True Bias Nikko Top: Apologies for the camisole clearly visible underneath, but it is a cold day!

The outcome

I absolutely love this new top. The pattern has fitted me perfectly out the packet so this t-shirt took next to no time to make. Despite the expense of the fabric (£23.90/m at the time I write this), I am convinced that I made a good choice because it had just the right stretch for the garment. The fabric also comes in a variety of colours, so there is plenty of room for future fuss-free Nikkos in my wardrobe because I won’t need to adjust for different stretch percentages by buying the same fabric.

I’m glad I chose this colour too. This t-shirt can easily be paired with all manner of garments in my wardrobe. Here I’m trying it out with the Lander trousers, and a much-loved RTW cardigan. However, I can see it working well with lots of the blue items in my wardrobe too.

I always feel that a simple t-shirt pattern needs to work hard to justify the price. This pattern has separate body pieces for the dress and also the sleeveless versions. I expect this is to take into account the arm hole bindings for the sleeveless version and the looser fit around the waist in the dress version. I think these considerations make the pattern very good value and elevate it above similar offerings.

I’m really interested in taking this pattern to a new level, by making some customised versions of it. Watch this space!

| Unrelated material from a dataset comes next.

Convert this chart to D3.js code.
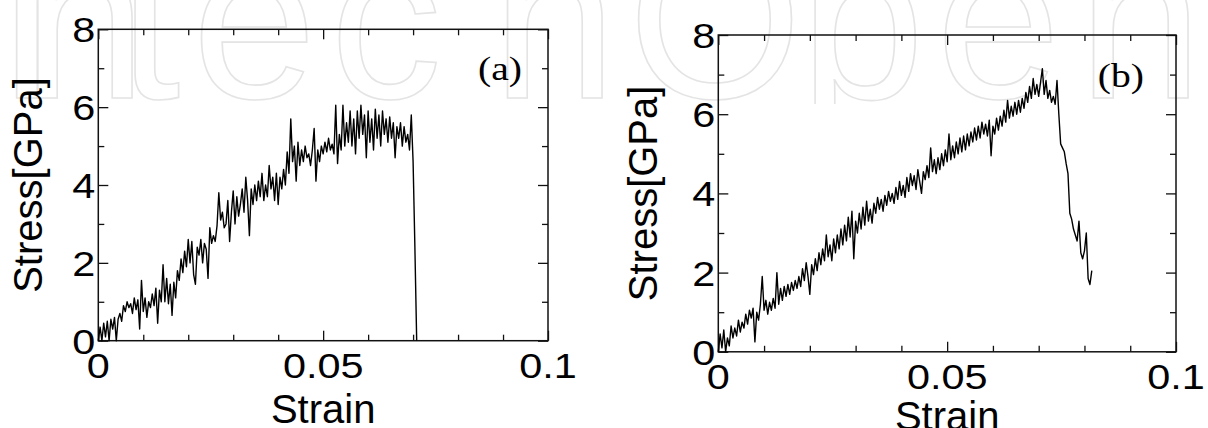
<!DOCTYPE html>
<html>
<head>
<meta charset="utf-8">
<script src="https://cdn.jsdelivr.net/npm/d3@7"></script>
<style>
  html, body { margin: 0; padding: 0; background: #fff; }
  svg { display: block; }
</style>
</head>
<body>
<svg id="fig" width="1208" height="428"></svg>
<script>
// Stress–strain curves of two tensile simulations, (a) and (b).
// Stress [GPa] sampled every strainStep of strain, starting at zero strain.
const strainStepA = 0.0004;
const stressA = [
  0.0, 0.35, 0.0, 0.45, 0.1, 0.5, 0.0, 0.55, 0.3, 0.6,
  0.0, 0.55, 0.7, 0.5, 0.9, 0.75, 1.0, 0.85, 0.95, 0.7,
  1.1, 0.8, 1.05, 0.3, 1.55, 0.75, 1.1, 0.6, 1.0, 0.85,
  1.2, 0.9, 1.35, 0.45, 1.3, 1.0, 1.95, 1.0, 1.6, 0.95,
  1.45, 0.65, 1.5, 1.1, 1.8, 1.55, 2.1, 1.75, 2.3, 1.9,
  2.6, 2.0, 2.55, 1.7, 1.45, 2.4, 2.2, 2.6, 2.0, 2.5,
  2.35, 1.6, 2.9, 2.5, 2.7, 2.55, 2.95, 3.8, 3.1, 3.3,
  2.9, 3.0, 3.6, 2.55, 3.3, 3.85, 3.0, 3.7, 3.2, 3.5,
  3.9, 3.3, 4.2, 3.6, 2.7, 3.9, 3.5, 4.0, 3.6, 4.1,
  3.7, 4.3, 3.6, 4.0, 3.7, 4.5, 3.9, 4.2, 3.6, 4.3,
  3.5, 4.2, 3.9, 4.4, 4.0, 4.85, 4.3, 5.7, 4.6, 5.0,
  4.1, 5.1, 4.5, 4.9, 4.6, 5.0, 4.7, 4.8, 4.5, 4.9,
  5.45, 4.1, 4.9, 4.6, 5.0, 4.8, 5.1, 4.85, 5.2, 4.9,
  5.05, 4.8, 6.05, 4.55, 5.3, 4.9, 6.05, 5.0, 5.6, 5.1,
  5.9, 5.0, 5.7, 4.8, 5.9, 5.2, 6.05, 5.3, 5.8, 4.7,
  5.9, 5.1, 5.7, 4.9, 5.95, 5.2, 5.8, 5.0, 5.9, 5.3,
  5.7, 5.1, 5.75, 5.2, 5.6, 4.7, 5.5, 5.2, 5.6, 5.0,
  5.5, 5.1, 5.3, 4.9, 5.8, 4.6, 2.4, 0.0
];

const strainStepB = 0.0004;
const stressB = [
  0.0, 0.45, 0.1, 0.55, 0.0, 0.35, 0.15, 0.65, 0.35, 0.6,
  0.4, 0.8, 0.5, 0.75, 0.6, 0.95, 0.7, 1.05, 0.85, 1.1,
  0.25, 1.0, 0.8, 1.2, 1.9, 1.05, 1.3, 0.95, 1.25, 1.05,
  1.35, 1.1, 2.0, 1.2, 1.6, 1.3, 1.65, 1.4, 1.7, 1.45,
  1.75, 1.55, 1.8, 1.6, 1.9, 1.65, 2.1, 1.8, 2.25, 1.9,
  1.45, 2.2, 1.95, 2.35, 2.05, 2.5, 2.2, 2.6, 2.3, 2.95,
  2.4, 2.7, 2.3, 2.85, 2.5, 2.95, 2.6, 3.1, 2.7, 3.2,
  2.8, 3.4, 2.9, 3.55, 2.35, 3.3, 3.0, 3.5, 3.1, 3.65,
  3.2, 3.8, 3.3, 3.6, 3.25, 3.75, 3.5, 3.9, 3.6, 3.85,
  3.55, 3.95, 3.7, 4.05, 3.8, 4.0, 3.75, 4.15, 3.85, 4.3,
  3.95, 4.2, 3.9, 4.4, 4.05, 4.5, 4.2, 4.45, 4.1, 4.6,
  4.3, 4.0, 4.55, 4.35, 4.7, 4.4, 5.15, 4.55, 4.85, 4.5,
  4.9, 4.6, 5.0, 4.7, 5.1, 4.8, 5.5, 4.85, 5.2, 4.9,
  5.3, 5.0, 5.4, 5.05, 5.45, 5.1, 5.5, 5.2, 5.55, 5.3,
  5.65, 5.35, 5.7, 5.4, 5.8, 5.5, 5.75, 5.45, 5.85, 4.95,
  5.7, 5.5, 5.9, 5.6, 5.95, 5.7, 6.1, 5.8, 6.35, 5.9,
  6.2, 5.95, 6.3, 6.0, 6.35, 6.05, 6.4, 6.15, 6.55, 6.3,
  6.7, 6.4, 6.9, 6.5, 6.75, 6.45, 6.8, 7.15, 6.5, 6.85,
  6.4, 6.6, 6.3, 6.45, 6.25, 6.85, 6.0, 5.25, 5.15, 5.05,
  4.75, 4.5, 3.5, 3.35, 3.1, 2.95, 2.8, 3.3, 2.5, 2.35,
  2.55, 3.0, 1.85, 1.7, 2.05
];

// Axis settings shared by both panels
const strainDomain = [0, 0.1];
const stressDomain = [0, 8];
const strainMajorTicks = [0, 0.05, 0.1];
const strainTickLabels = ["0", "0.05", "0.1"];
const strainMinorTicks = [0.01, 0.02, 0.03, 0.04, 0.06, 0.07, 0.08, 0.09];
const stressMajorTicks = [0, 2, 4, 6, 8];
const stressTickLabels = ["0", "2", "4", "6", "8"];
const stressMinorTicks = [1, 3, 5, 7];
const xTitle = "Strain";
const yTitle = "Stress[GPa]";
const panelTags = ["(a)", "(b)"];

const svg = d3.select("#fig");

// Faint publisher mark behind the plots
svg.append("clipPath").attr("id", "markClip")
  .append("rect").attr("x", 0).attr("y", 0).attr("width", 1208).attr("height", 104);
const mark = svg.append("g").attr("clip-path", "url(#markClip)");
const markLetters = ["I", "n", "t", "e", "c", "h", "O", "p", "e", "n"];
const markX = [-4, 22, 118, 192, 330, 492, 628, 800, 936, 1078];
mark.append("text")
  .attr("y", 98)
  .attr("font-family", "'Liberation Sans', Arial, sans-serif")
  .attr("font-size", 224)
  .attr("fill", "none")
  .attr("stroke", "#e4e4e4")
  .attr("stroke-width", 1.6)
  .selectAll("tspan")
  .data(markLetters)
  .join("tspan")
  .attr("x", (d, i) => markX[i])
  .text(d => d);

const panels = [
  { left: 98.3, right: 548, top: 29.3, bottom: 340.7, step: strainStepA, stress: stressA,
    tag: panelTags[0], tagX: 522, tagY: 80, yTitleX: 42, xTitleY: 423 },
  { left: 718.3, right: 1176, top: 35, bottom: 351.8, step: strainStepB, stress: stressB,
    tag: panelTags[1], tagX: 1144, tagY: 87, yTitleX: 657, xTitleY: 430 }
];

const sans = "'Liberation Sans', Arial, Helvetica, sans-serif";
const serif = "'Liberation Serif', 'Times New Roman', serif";

panels.forEach(p => {
  const x = d3.scaleLinear().domain(strainDomain).range([p.left, p.right]);
  const y = d3.scaleLinear().domain(stressDomain).range([p.bottom, p.top]);
  const g = svg.append("g");

  // inward ticks on all four sides
  const addAxis = (axis, tx, ty) => {
    const a = g.append("g").attr("transform", `translate(${tx},${ty})`).call(axis);
    a.select(".domain").remove();
    a.selectAll("line").attr("stroke", "#111").attr("stroke-width", 1.3);
    a.selectAll("text").remove();
  };
  addAxis(d3.axisBottom(x).tickValues(strainMinorTicks).tickSize(-6), 0, p.bottom);
  addAxis(d3.axisBottom(x).tickValues(strainMajorTicks).tickSize(-10), 0, p.bottom);
  addAxis(d3.axisTop(x).tickValues(strainMinorTicks).tickSize(-6), 0, p.top);
  addAxis(d3.axisTop(x).tickValues(strainMajorTicks).tickSize(-10), 0, p.top);
  addAxis(d3.axisLeft(y).tickValues(stressMinorTicks).tickSize(-6), p.left, 0);
  addAxis(d3.axisLeft(y).tickValues(stressMajorTicks).tickSize(-10), p.left, 0);
  addAxis(d3.axisRight(y).tickValues(stressMinorTicks).tickSize(-6), p.right, 0);
  addAxis(d3.axisRight(y).tickValues(stressMajorTicks).tickSize(-10), p.right, 0);

  // frame
  g.append("rect")
    .attr("x", p.left).attr("y", p.top)
    .attr("width", p.right - p.left).attr("height", p.bottom - p.top)
    .attr("fill", "none").attr("stroke", "#111").attr("stroke-width", 1.5);

  // curve
  const pts = p.stress.map((v, i) => ({ s: i * p.step, v }));
  g.append("path")
    .datum(pts)
    .attr("fill", "none")
    .attr("stroke", "#000")
    .attr("stroke-width", 1.4)
    .attr("stroke-linejoin", "round")
    .attr("d", d3.line().x(d => x(d.s)).y(d => y(d.v)));

  // tick labels (wide Helvetica digits)
  g.selectAll(".xl").data(strainMajorTicks).join("text")
    .attr("transform", d => `translate(${x(d)},${p.bottom + 37}) scale(1.15,1)`)
    .attr("text-anchor", "middle")
    .attr("font-family", sans).attr("font-size", 36).attr("fill", "#000")
    .text((d, i) => strainTickLabels[i]);
  g.selectAll(".yl").data(stressMajorTicks).join("text")
    .attr("transform", d => `translate(${p.left - 3},${y(d) + 13}) scale(1.15,1)`)
    .attr("text-anchor", "end")
    .attr("font-family", sans).attr("font-size", 36).attr("fill", "#000")
    .text((d, i) => stressTickLabels[i]);

  // axis titles
  g.append("text")
    .attr("x", (p.left + p.right) / 2).attr("y", p.xTitleY)
    .attr("text-anchor", "middle")
    .attr("font-family", sans).attr("font-size", 40).attr("fill", "#000")
    .text(xTitle);
  g.append("text")
    .attr("transform", `translate(${p.yTitleX},${(p.top + p.bottom) / 2}) rotate(-90)`)
    .attr("text-anchor", "middle")
    .attr("font-family", sans).attr("font-size", 40).attr("fill", "#000")
    .text(yTitle);

  // panel tag
  g.append("text")
    .attr("transform", `translate(${p.tagX},${p.tagY}) scale(1.2,1)`)
    .attr("text-anchor", "end")
    .attr("font-family", serif).attr("font-size", 33).attr("fill", "#000")
    .text(p.tag);
});
</script>
</body>
</html>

True Bias Nikko Top: Back View


Red True Bias Lander Trousers: Finally!

I think the Lander Pants, as they are called, came out in 2017, or thereabouts. I have probably had the pattern since then, but this is actually the first time I have sewn them. So what has held me back? After all, they do have that seventies vibe that I really go for. I suppose the first thing is that I had a vintage 70s pattern with a button fly already and I had already perfected the fit on that. I have made two iterations of that pattern, and I love them both; here are the blue jeans and here the brown corduroy trousers. Then I suppose, I noticed that the waistband isn’t graded so I knew I would have to swap that out. All in all, it was just laziness that prevented me for getting on and making some Lander trousers. I have seen so many fantastic examples online, I eventually convinced myself that I really must be missing out and set about making my own.

The fabric

I purchased the fabric from Like Sew Amazing with some vouchers I got as a Christmas present. The fabric is a slightly rust-like red in a stretch cotton twill. The Landers don’t necessarily need a stretch woven, but the stretchiness of this fabric will work out fine with this pattern.

The construction

As with all trousers patterns especially one with pockets and top-stitching it is all a lengthly process. I used some remaining fabric from my The Serpent-inspired top for the pocket lining. In fact, I think that the top will team up well with these trousers.

I made a small change to the pattern. I took out some of the rise (roughly 2 cms of both the back and the front. This meant that I changed the gap between the buttons on the fly front otherwise they would have been spaced unevenly.

I deliberated for a long time about the buttons. I knew I wouldn’t find anything that would match colour-wise, so I chose these contrasting buttons.

Lander Trousers: the button fly

I swapped out the Lander waistband for the curved waistband from the Grainline Moss Skirt. This pattern piece has been used so many times and not always for Moss skirt making purposes, and is looking really tatty. I must remember to re-trace it!

I followed the sew along on the True Bias website for a couple of things just to make sure I got them right. This included the pocket construction and the fly construction. I suppose I have made quite a few trousers now, so this was just to reassure myself, but they are worth following as they have more detail that the instructions provided.

I have to admit that I didn’t go full top-stitching and jeans look on these. I just fancied making these more trouser-looking than jeans-looking in the end. Does this mean my love affair with top-stitching is over? Certainly not! I’m sure my next trousers / jeans will include loads of top-stitching. I think I just wanted a plainer look this time.

Red Lander Trousers: Worn with Grainline Driftless cardigan and blouse made with vintage pattern Simplicity 8924 

The Outcome

I have a feeling these trousers will be a bit of a workhorse in my wardrobe. Sure they are red, which isn’t a common colour in my wardrobe, but I can already see that they gel well with my numerous blue makes and I’m looking forward in Me-Made-May to trying these out with loads of combinations. I can attest after a day of wear that they are also very comfortable. I’m sure to make more of these; it looks like I’ve discovered finally this real indie sewing pattern classic.

Red Lander Trousers: Wearing sandals for the first time this year!